**Set problem**
Reproduce the records. Keep every word exact and include no images.

**Records with drawing code**
☆ ☆ ☆ ☆

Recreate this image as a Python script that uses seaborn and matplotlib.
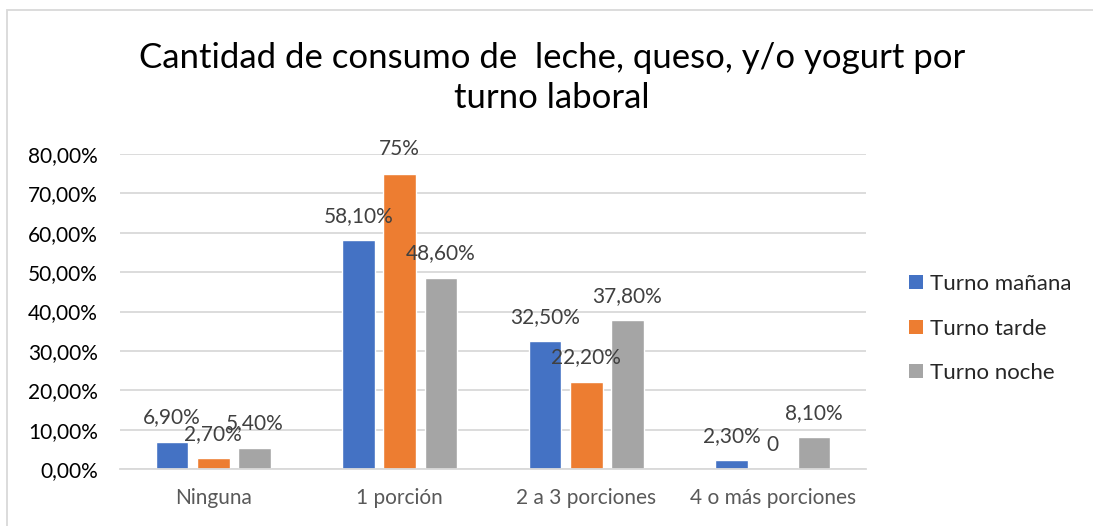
import matplotlib
matplotlib.use("Agg")
import matplotlib.pyplot as plt
from matplotlib.patches import Rectangle, Patch
from matplotlib.ticker import FuncFormatter, MultipleLocator
import seaborn as sns
import pandas as pd

categories = ["Ninguna", "1 porción", "2 a 3 porciones", "4 o más porciones"]
series = ["Turno mañana", "Turno tarde", "Turno noche"]
manana = [6.9, 58.1, 32.5, 2.3]
tarde = [2.7, 75.0, 22.2, 0.0]
noche = [5.4, 48.6, 37.8, 8.1]
labels_manana = ["6,90%", "58,10%", "32,50%", "2,30%"]
labels_tarde = ["2,70%", "75%", "22,20%", "0"]
labels_noche = ["5,40%", "48,60%", "37,80%", "8,10%"]
colors = ["#4472C4", "#ED7D31", "#A5A5A5"]
title = "Cantidad de consumo de  leche, queso, y/o yogurt por\nturno laboral"

sns.set_theme(style="white")
plt.rcParams["font.family"] = ["Lato", "DejaVu Sans"]

rows = []
for s, vals in zip(series, [manana, tarde, noche]):
    for c, v in zip(categories, vals):
        rows.append({"cat": c, "serie": s, "val": v})
df = pd.DataFrame(rows)

W, H = 1093, 526
fig = plt.figure(figsize=(W / 100, H / 100), dpi=100)
ax = fig.add_axes([120 / W, 1 - 469 / H, (866 - 120) / W, (469 - 154) / H])

sns.barplot(data=df, x="cat", y="val", hue="serie", hue_order=series,
            order=categories, palette=colors, width=0.664, gap=0.21,
            saturation=1, errorbar=None, ax=ax, legend=False)

ax.set_ylim(0, 80)
ax.set_xlim(-0.5, 3.5)
ax.yaxis.set_major_locator(MultipleLocator(10))
ax.yaxis.set_major_formatter(FuncFormatter(lambda v, p: f"{v:.2f}".replace(".", ",") + "%"))
ax.grid(axis="y", color="#D9D9D9", linewidth=1.3)
ax.set_axisbelow(True)
for sp in ["top", "right", "left"]:
    ax.spines[sp].set_visible(False)
ax.spines["bottom"].set_color("#D9D9D9")
ax.spines["bottom"].set_linewidth(1.3)
ax.tick_params(axis="y", length=0, pad=16, labelsize=15, labelcolor="#000000")
ax.tick_params(axis="x", length=0, pad=14, labelsize=15, labelcolor="#595959")
ax.set_xlabel("")
ax.set_ylabel("")

all_labels = [labels_manana, labels_tarde, labels_noche]
for cont, labs in zip(ax.containers, all_labels):
    for bar, lab in zip(cont, labs):
        x = bar.get_x() + bar.get_width() / 2
        y = bar.get_height()
        ax.annotate(lab, (x, y), xytext=(0, 17.5), textcoords="offset points",
                    ha="center", va="center", fontsize=15, color="#404040")

fig.text(552 / W, 1 - 78 / H, title, ha="center", va="center",
         fontsize=25, color="#000000", linespacing=1.3)

handles = [Patch(facecolor=c, edgecolor="none") for c in colors]
leg = fig.legend(handles, series, loc="upper left",
                 bbox_to_anchor=(898 / W, 1 - 263 / H), frameon=False,
                 fontsize=16, handlelength=0.62, handleheight=0.62,
                 handletextpad=0.3, labelspacing=1.1, borderpad=0)

fig.add_artist(Rectangle((7 / W, -0.1), 1.2, 1 - 10 / H + 0.1,
                         transform=fig.transFigure, fill=False,
                         edgecolor="#D9D9D9", linewidth=1.3))

fig.savefig("out.png", dpi=100)
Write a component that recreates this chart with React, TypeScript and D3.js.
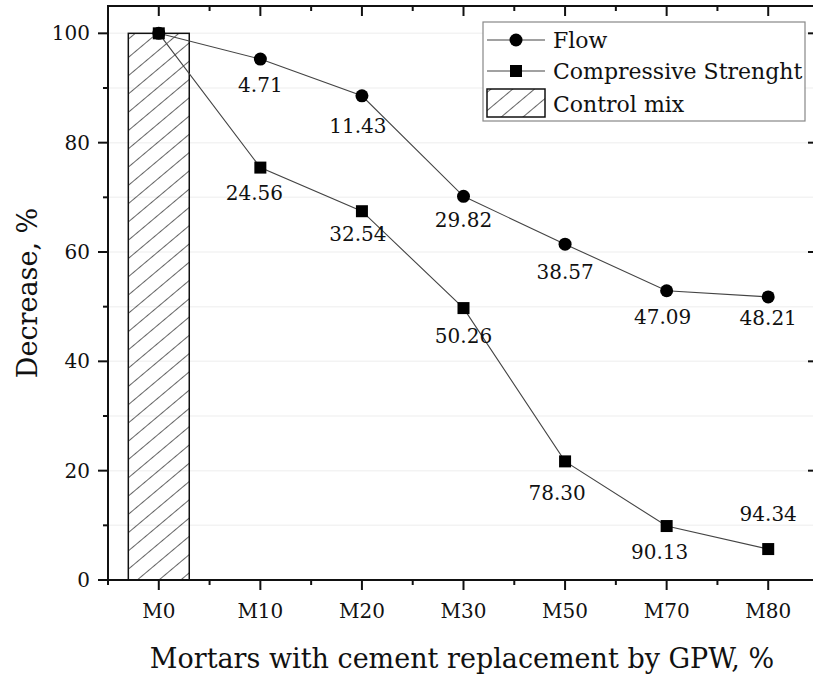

☆ ☆ ☆ ☆

**Complete answer**
Recreate this image as a Python script that uses seaborn and matplotlib.
import matplotlib
matplotlib.use("Agg")
import matplotlib.pyplot as plt
from matplotlib.patches import Rectangle, Patch
from matplotlib.ticker import FuncFormatter, MultipleLocator
import seaborn as sns
import pandas as pd

categories = ["Ninguna", "1 porción", "2 a 3 porciones", "4 o más porciones"]
series = ["Turno mañana", "Turno tarde", "Turno noche"]
manana = [6.9, 58.1, 32.5, 2.3]
tarde = [2.7, 75.0, 22.2, 0.0]
noche = [5.4, 48.6, 37.8, 8.1]
labels_manana = ["6,90%", "58,10%", "32,50%", "2,30%"]
labels_tarde = ["2,70%", "75%", "22,20%", "0"]
labels_noche = ["5,40%", "48,60%", "37,80%", "8,10%"]
colors = ["#4472C4", "#ED7D31", "#A5A5A5"]
title = "Cantidad de consumo de  leche, queso, y/o yogurt por\nturno laboral"

sns.set_theme(style="white")
plt.rcParams["font.family"] = ["Lato", "DejaVu Sans"]

rows = []
for s, vals in zip(series, [manana, tarde, noche]):
    for c, v in zip(categories, vals):
        rows.append({"cat": c, "serie": s, "val": v})
df = pd.DataFrame(rows)

W, H = 1093, 526
fig = plt.figure(figsize=(W / 100, H / 100), dpi=100)
ax = fig.add_axes([120 / W, 1 - 469 / H, (866 - 120) / W, (469 - 154) / H])

sns.barplot(data=df, x="cat", y="val", hue="serie", hue_order=series,
            order=categories, palette=colors, width=0.664, gap=0.21,
            saturation=1, errorbar=None, ax=ax, legend=False)

ax.set_ylim(0, 80)
ax.set_xlim(-0.5, 3.5)
ax.yaxis.set_major_locator(MultipleLocator(10))
ax.yaxis.set_major_formatter(FuncFormatter(lambda v, p: f"{v:.2f}".replace(".", ",") + "%"))
ax.grid(axis="y", color="#D9D9D9", linewidth=1.3)
ax.set_axisbelow(True)
for sp in ["top", "right", "left"]:
    ax.spines[sp].set_visible(False)
ax.spines["bottom"].set_color("#D9D9D9")
ax.spines["bottom"].set_linewidth(1.3)
ax.tick_params(axis="y", length=0, pad=16, labelsize=15, labelcolor="#000000")
ax.tick_params(axis="x", length=0, pad=14, labelsize=15, labelcolor="#595959")
ax.set_xlabel("")
ax.set_ylabel("")

all_labels = [labels_manana, labels_tarde, labels_noche]
for cont, labs in zip(ax.containers, all_labels):
    for bar, lab in zip(cont, labs):
        x = bar.get_x() + bar.get_width() / 2
        y = bar.get_height()
        ax.annotate(lab, (x, y), xytext=(0, 17.5), textcoords="offset points",
                    ha="center", va="center", fontsize=15, color="#404040")

fig.text(552 / W, 1 - 78 / H, title, ha="center", va="center",
         fontsize=25, color="#000000", linespacing=1.3)

handles = [Patch(facecolor=c, edgecolor="none") for c in colors]
leg = fig.legend(handles, series, loc="upper left",
                 bbox_to_anchor=(898 / W, 1 - 263 / H), frameon=False,
                 fontsize=16, handlelength=0.62, handleheight=0.62,
                 handletextpad=0.3, labelspacing=1.1, borderpad=0)

fig.add_artist(Rectangle((7 / W, -0.1), 1.2, 1 - 10 / H + 0.1,
                         transform=fig.transFigure, fill=False,
                         edgecolor="#D9D9D9", linewidth=1.3))

fig.savefig("out.png", dpi=100)
Write a component that recreates this chart with React, TypeScript and D3.js.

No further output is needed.